First I want to note that there are many posts on this topic. E.g, 1, 2, 3.
Here are a few that I've looked to for a solution, 4, 5
Here is the problem, I'm trying to improve the performance of some code using multiprocessing in python. The straightforward approach of running with the primary computation using pool.apply_async improved performance by ~50%, but this is inadequate. Profiling indicated a lot of overhead in forking the processes.
I thought that an implementation that creates a queue for jobs and a fixed number of processes (1/cpu) and a result queue would outperform this. However, its performance is slightly less than the apply_async solution. In this case, the overhead is in putting and getting from the queues.

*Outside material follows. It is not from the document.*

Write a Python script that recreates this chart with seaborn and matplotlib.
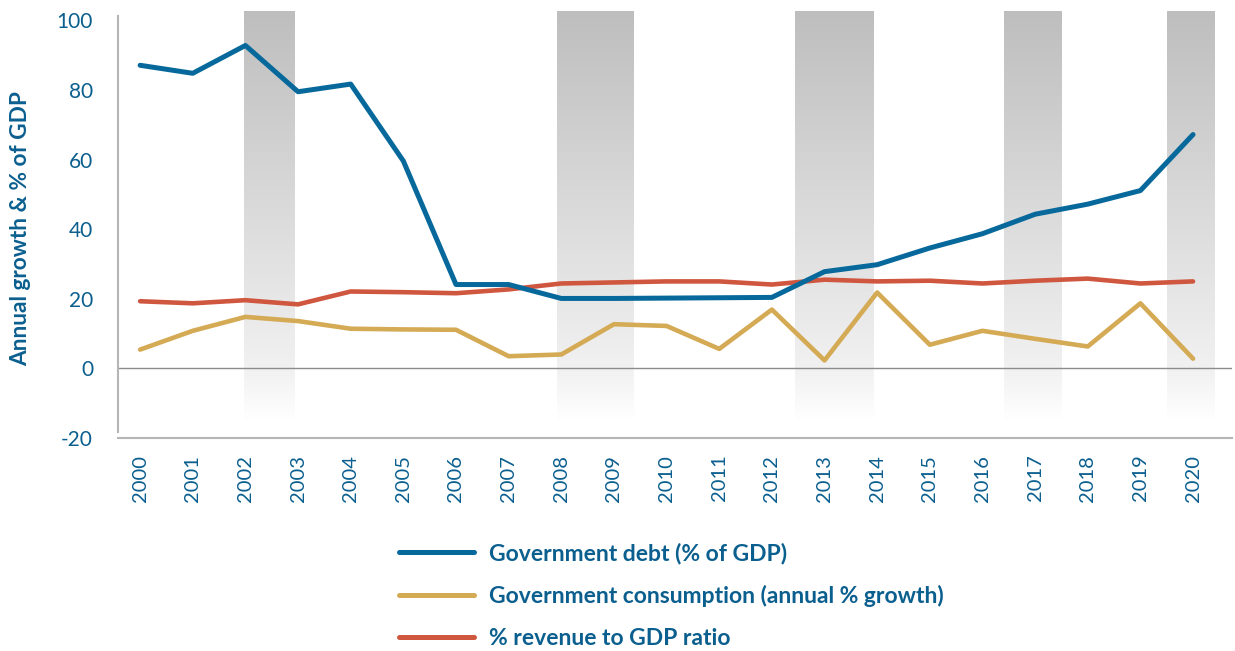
import numpy as np
import pandas as pd
import matplotlib
matplotlib.use("Agg")
import matplotlib.pyplot as plt
import seaborn as sns

years = list(range(2000, 2021))
debt = [87.1, 84.8, 92.8, 79.5, 81.7, 59.6, 24.1, 24.1, 20.1, 20.1, 20.2, 20.3, 20.4,
        27.8, 29.8, 34.6, 38.7, 44.3, 47.2, 51.1, 67.2]
consumption = [5.4, 10.8, 14.8, 13.6, 11.4, 11.2, 11.1, 3.5, 4.0, 12.7, 12.2, 5.6, 16.9,
               2.3, 21.8, 6.8, 10.8, 8.5, 6.3, 18.7, 2.8]
revenue = [19.3, 18.7, 19.6, 18.4, 22.1, 21.9, 21.6, 22.7, 24.4, 24.7, 25.0, 25.0, 24.1,
           25.5, 25.0, 25.2, 24.4, 25.2, 25.8, 24.4, 25.0]
series_names = ["Government debt (% of GDP)",
                "Government consumption (annual % growth)",
                "% revenue to GDP ratio"]
band_starts = [2001.98, 2007.92, 2012.44, 2016.41, 2019.51]
band_ends = [2002.93, 2009.38, 2013.94, 2017.51, 2020.42]
y_ticks = [-20, 0, 20, 40, 60, 80, 100]

colors = ["#07699b", "#d4aa55", "#d0573f"]
text_color = "#0b5f8f"

sns.set_theme(style="white")
plt.rcParams["font.family"] = ["Lato", "DejaVu Sans"]

fig = plt.figure(figsize=(12.35, 6.51), dpi=100)
ax = fig.add_axes([118 / 1235, 1 - 438 / 651, (1232 - 118) / 1235, (438 - 11) / 651])

ymin, ymax = -18.4, 102.7
ax.set_xlim(1999.58, 2020.74)
ax.set_ylim(ymin, ymax)

# gradient bands
grad_y = np.linspace(ymax, -15, 300)
shade = np.interp(grad_y, [-15, 0, ymax], [1.0, 0.945, 0.745])
img = np.dstack([shade] * 3).reshape(300, 1, 3)
for s, e in zip(band_starts, band_ends):
    ax.imshow(img, extent=[s, e, -15, ymax], aspect="auto", zorder=0,
              interpolation="bilinear")

ax.axhline(0, color="#8c8c8c", lw=1.0, zorder=1)

df = pd.DataFrame({"year": years * 3,
                   "value": debt + consumption + revenue,
                   "series": [series_names[0]] * 21 + [series_names[1]] * 21 + [series_names[2]] * 21})
widths = [3.6, 3.3, 3.3]
zorders = [5, 4, 3]
for name, c, w, z in zip(series_names, colors, widths, zorders):
    sns.lineplot(data=df[df.series == name], x="year", y="value", color=c, lw=w,
                 ax=ax, label=name, solid_joinstyle="round", solid_capstyle="round",
                 zorder=z)

ax.set_xticks(years)
ax.set_xticklabels([str(y) for y in years], rotation=90, fontsize=14.5, color=text_color)
ax.set_yticks(y_ticks)
ax.set_yticklabels([str(t) for t in y_ticks], fontsize=15, color=text_color)
ax.tick_params(axis="y", length=0, pad=18)
ax.tick_params(axis="x", length=0, pad=12)
ax.set_xlabel("")
ax.set_ylabel("Annual growth & % of GDP", fontsize=16.3, fontweight="bold",
              color=text_color)
ax.yaxis.set_label_coords(-0.078, 0.49)

for side in ["top", "right"]:
    ax.spines[side].set_visible(False)
for side in ["left", "bottom"]:
    ax.spines[side].set_color("#b5b5b5")
    ax.spines[side].set_linewidth(1.5)
ax.spines["left"].set_bounds(ymin, 101.3)

leg = ax.legend(loc="upper left", bbox_to_anchor=(378 / 1235, 1 - 522 / 651),
                bbox_transform=fig.transFigure, frameon=False, handlelength=3.3,
                handletextpad=0.65, labelspacing=0.9,
                prop={"family": "Lato", "weight": "bold", "size": 16.5})
for t in leg.get_texts():
    t.set_color(text_color)
for h in leg.get_lines():
    h.set_linewidth(3.6)
    h.set_solid_capstyle("round")

fig.savefig("out.png", dpi=100)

The data is moderate in size.
OK, I think, my data is static, i.e, I don't write to the data after the fork, so I'll make data that I'm pushing through a pipe/queue global! Searching, I think I find support for this idea in other posts, here and elsewhere (see above).
So, I write a simple example, see mp.py, mp_globals.py. It works great! Here is the output for a small case. It uses an mp.pool equal to the number of CPUs - 1.
Psuedo code
serve: there are N of these, they spin on job-que until they get a work-item dictionary, which they apply to a worker.
worker: takes the work-item and does the work, and pushes the result to the result-que.
There is bookkeeping to keep track of how much work, etc.
The problem, I apply this code to the actual problem and it fails because some of the data in the forked context are no longer valid. One item, the args_dict is valid, but a list, another dict, and a class object are either empty or invalid. The example code works with all of these data types. I added prints that show the id(object) of these four items and only the args_dict has the same id value.
To be clear, the global objects are already invalid before any work is done on them. My PManager class works fine when data is being pushed through queues and when objects are global. Before running the workers the code assigns and checks the globals, and they are correct. On entry to the work-code the 3 of 4 values are bad, but the fourth is correct. The test code is only in two files, the project code is in many but the interaction is between three files -- this does seem like it should be a problem.
I tried using gc.freeze() and I get the same result.
All suggestions are welcome.
P.S., I did not try a MP.manager solution as comments I read and my understanding of how it works I think it is inappropriate to this problem.